Set task ▸
Only the lines between the line holding "Rebuild this chart" and the line holding "const perpE1 = [7.41, 7.38, 6.70, 5.28, 5.65];", both of those included, should be copied exactly; drop the pictures.

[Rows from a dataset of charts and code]
▬▬▬▬▬▬▬▬▬▬

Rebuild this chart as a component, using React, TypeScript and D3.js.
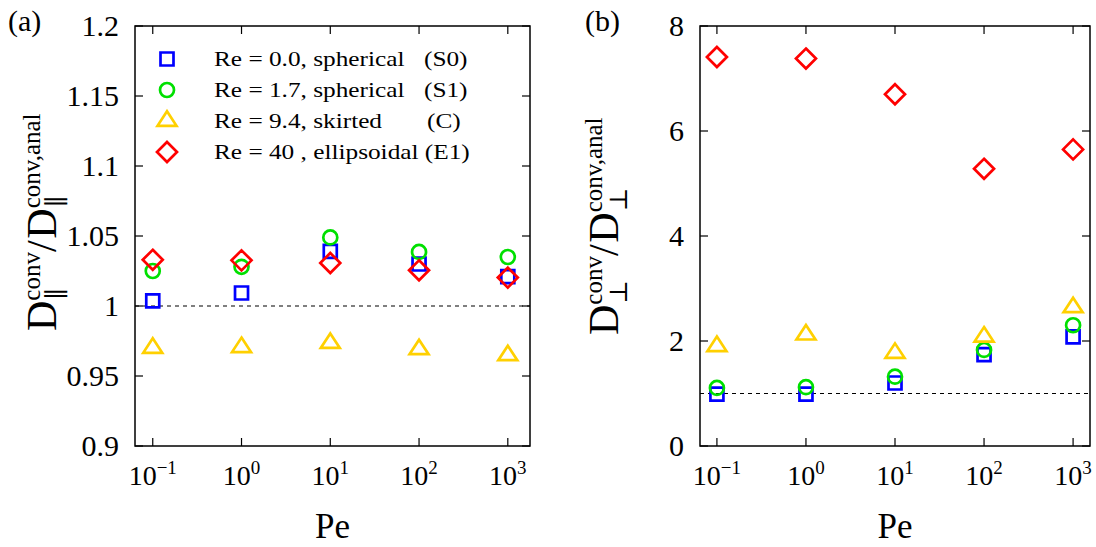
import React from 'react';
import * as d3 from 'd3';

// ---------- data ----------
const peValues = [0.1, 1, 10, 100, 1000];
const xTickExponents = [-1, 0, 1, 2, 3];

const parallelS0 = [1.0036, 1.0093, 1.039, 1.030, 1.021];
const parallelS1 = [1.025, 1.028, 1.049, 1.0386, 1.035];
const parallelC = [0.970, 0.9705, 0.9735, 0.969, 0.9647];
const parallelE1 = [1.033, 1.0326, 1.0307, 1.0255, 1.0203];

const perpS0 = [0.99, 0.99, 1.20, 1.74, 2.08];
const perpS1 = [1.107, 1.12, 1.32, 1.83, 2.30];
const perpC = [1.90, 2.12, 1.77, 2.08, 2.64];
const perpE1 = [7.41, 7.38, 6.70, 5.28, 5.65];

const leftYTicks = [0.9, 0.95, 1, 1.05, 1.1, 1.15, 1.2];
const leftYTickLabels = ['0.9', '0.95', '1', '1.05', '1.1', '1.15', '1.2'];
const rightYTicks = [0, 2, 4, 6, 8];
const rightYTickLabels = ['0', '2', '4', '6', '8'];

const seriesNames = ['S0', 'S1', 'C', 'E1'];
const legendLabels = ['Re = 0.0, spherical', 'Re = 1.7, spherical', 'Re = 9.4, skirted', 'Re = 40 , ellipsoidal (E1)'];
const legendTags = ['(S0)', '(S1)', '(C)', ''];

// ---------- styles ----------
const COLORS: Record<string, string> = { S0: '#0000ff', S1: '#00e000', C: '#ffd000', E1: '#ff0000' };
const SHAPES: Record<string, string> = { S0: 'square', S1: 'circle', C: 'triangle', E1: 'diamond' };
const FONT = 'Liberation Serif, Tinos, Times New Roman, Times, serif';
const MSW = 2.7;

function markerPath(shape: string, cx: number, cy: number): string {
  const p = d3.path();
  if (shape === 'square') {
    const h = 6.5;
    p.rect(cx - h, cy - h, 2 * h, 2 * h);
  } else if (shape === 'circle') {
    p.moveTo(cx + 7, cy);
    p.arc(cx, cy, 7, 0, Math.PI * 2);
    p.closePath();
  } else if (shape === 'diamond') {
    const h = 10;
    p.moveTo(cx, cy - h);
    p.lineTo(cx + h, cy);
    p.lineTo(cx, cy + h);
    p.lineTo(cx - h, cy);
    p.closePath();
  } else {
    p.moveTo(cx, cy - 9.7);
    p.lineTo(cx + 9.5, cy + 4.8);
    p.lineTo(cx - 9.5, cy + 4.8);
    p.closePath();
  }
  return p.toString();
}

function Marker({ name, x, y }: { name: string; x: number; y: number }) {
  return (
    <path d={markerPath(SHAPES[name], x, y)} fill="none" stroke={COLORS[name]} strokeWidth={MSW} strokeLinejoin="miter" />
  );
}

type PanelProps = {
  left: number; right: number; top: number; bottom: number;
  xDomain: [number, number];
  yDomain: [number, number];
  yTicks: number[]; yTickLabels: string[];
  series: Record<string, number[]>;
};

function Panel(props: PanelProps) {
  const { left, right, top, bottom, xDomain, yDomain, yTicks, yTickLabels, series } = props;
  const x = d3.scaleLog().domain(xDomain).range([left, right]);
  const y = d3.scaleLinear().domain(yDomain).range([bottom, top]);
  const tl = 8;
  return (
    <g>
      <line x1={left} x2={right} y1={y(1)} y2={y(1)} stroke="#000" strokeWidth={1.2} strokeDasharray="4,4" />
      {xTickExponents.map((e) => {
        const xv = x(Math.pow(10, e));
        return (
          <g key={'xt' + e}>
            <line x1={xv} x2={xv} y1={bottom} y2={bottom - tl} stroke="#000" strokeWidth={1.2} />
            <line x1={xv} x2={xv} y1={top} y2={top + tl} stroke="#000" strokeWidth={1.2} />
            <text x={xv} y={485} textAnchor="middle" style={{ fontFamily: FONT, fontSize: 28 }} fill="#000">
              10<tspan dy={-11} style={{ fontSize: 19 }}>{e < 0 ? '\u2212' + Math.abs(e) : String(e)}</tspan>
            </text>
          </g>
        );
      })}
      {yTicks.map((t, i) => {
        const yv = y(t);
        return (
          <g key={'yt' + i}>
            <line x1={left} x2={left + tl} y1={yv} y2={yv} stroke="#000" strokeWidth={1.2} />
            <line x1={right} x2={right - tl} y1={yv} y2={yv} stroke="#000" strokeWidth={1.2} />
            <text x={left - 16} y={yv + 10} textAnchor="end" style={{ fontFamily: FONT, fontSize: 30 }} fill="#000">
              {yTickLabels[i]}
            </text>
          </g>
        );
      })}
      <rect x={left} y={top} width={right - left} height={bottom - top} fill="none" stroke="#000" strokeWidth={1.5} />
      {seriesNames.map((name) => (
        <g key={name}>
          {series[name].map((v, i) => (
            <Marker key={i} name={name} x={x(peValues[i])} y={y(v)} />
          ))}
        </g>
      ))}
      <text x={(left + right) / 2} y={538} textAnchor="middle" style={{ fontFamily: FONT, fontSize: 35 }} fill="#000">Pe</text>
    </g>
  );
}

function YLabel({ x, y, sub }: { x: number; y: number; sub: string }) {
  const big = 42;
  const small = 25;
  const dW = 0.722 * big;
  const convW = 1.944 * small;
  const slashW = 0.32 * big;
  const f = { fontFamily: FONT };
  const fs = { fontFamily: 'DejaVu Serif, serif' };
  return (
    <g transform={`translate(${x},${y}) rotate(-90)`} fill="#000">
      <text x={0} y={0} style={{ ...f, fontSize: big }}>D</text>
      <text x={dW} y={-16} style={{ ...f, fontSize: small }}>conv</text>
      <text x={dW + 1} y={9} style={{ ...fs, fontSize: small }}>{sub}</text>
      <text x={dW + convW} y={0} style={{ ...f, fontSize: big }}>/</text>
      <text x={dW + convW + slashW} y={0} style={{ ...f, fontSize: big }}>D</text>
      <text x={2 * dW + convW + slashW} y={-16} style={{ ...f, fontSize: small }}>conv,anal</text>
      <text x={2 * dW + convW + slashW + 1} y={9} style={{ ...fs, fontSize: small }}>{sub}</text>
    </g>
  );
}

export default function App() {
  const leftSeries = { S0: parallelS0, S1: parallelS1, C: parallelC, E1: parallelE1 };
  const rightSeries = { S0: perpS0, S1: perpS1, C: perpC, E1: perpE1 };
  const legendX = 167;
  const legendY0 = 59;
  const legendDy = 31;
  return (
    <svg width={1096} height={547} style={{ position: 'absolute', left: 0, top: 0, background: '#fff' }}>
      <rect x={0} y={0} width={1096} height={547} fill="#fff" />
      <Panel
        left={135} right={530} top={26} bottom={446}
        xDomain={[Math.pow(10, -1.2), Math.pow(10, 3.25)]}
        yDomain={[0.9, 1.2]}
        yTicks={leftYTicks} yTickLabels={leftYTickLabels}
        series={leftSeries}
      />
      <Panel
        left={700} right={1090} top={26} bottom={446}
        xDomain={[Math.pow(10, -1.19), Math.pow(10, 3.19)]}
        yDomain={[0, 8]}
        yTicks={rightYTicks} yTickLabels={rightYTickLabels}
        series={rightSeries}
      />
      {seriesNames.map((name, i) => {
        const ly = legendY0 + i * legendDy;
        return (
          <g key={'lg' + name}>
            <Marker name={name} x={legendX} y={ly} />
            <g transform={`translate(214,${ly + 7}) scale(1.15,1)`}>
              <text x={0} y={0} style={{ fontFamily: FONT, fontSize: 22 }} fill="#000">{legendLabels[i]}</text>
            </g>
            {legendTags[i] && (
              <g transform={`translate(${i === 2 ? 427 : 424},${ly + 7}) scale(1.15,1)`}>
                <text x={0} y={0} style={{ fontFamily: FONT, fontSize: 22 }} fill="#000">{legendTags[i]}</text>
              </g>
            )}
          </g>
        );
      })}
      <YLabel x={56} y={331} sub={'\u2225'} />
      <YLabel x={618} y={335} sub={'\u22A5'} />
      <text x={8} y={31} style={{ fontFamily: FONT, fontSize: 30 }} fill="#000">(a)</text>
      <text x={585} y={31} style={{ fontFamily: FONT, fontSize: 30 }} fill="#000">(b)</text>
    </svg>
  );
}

▬▬▬▬▬▬▬▬▬▬

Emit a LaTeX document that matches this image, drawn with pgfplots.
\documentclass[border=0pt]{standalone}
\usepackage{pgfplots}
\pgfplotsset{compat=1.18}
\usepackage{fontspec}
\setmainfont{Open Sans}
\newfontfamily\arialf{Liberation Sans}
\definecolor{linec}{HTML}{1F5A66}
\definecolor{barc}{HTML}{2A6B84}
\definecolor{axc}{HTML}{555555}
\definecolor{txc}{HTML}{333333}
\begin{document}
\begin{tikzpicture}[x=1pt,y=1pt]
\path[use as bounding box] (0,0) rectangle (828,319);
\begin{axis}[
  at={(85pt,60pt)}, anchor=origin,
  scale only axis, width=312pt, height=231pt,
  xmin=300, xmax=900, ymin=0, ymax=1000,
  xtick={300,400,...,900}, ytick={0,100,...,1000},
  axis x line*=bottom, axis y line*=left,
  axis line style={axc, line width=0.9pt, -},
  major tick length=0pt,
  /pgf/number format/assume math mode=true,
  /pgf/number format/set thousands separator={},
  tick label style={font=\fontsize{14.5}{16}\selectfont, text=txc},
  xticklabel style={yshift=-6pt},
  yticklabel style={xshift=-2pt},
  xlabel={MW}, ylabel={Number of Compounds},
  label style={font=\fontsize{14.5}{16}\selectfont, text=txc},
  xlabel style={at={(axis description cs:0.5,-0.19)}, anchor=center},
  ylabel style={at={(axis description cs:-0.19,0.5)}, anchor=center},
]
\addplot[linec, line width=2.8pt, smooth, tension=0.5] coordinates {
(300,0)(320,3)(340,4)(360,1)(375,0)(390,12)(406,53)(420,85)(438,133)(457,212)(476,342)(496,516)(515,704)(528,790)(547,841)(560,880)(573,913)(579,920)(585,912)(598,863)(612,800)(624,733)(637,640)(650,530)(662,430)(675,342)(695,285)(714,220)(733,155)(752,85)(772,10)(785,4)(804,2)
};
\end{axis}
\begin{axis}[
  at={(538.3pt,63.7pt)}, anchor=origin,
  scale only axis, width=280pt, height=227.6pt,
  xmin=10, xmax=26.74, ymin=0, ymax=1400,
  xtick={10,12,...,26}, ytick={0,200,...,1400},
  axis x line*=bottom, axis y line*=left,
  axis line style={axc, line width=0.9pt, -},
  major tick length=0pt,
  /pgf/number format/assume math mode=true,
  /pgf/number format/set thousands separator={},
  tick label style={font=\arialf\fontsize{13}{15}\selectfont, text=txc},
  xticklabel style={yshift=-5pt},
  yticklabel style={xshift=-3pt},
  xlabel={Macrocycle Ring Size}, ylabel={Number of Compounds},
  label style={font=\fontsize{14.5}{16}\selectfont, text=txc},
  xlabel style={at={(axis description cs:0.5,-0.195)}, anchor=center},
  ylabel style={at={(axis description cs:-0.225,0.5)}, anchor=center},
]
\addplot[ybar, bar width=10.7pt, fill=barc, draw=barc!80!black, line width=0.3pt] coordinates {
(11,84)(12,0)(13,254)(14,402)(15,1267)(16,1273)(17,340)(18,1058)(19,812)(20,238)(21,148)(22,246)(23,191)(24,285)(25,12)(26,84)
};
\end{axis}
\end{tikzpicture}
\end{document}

▬▬▬▬▬▬▬▬▬▬

Complete response ▸
Rebuild this chart as a component, using React, TypeScript and D3.js.
import React from 'react';
import * as d3 from 'd3';

// ---------- data ----------
const peValues = [0.1, 1, 10, 100, 1000];
const xTickExponents = [-1, 0, 1, 2, 3];

const parallelS0 = [1.0036, 1.0093, 1.039, 1.030, 1.021];
const parallelS1 = [1.025, 1.028, 1.049, 1.0386, 1.035];
const parallelC = [0.970, 0.9705, 0.9735, 0.969, 0.9647];
const parallelE1 = [1.033, 1.0326, 1.0307, 1.0255, 1.0203];

const perpS0 = [0.99, 0.99, 1.20, 1.74, 2.08];
const perpS1 = [1.107, 1.12, 1.32, 1.83, 2.30];
const perpC = [1.90, 2.12, 1.77, 2.08, 2.64];
const perpE1 = [7.41, 7.38, 6.70, 5.28, 5.65];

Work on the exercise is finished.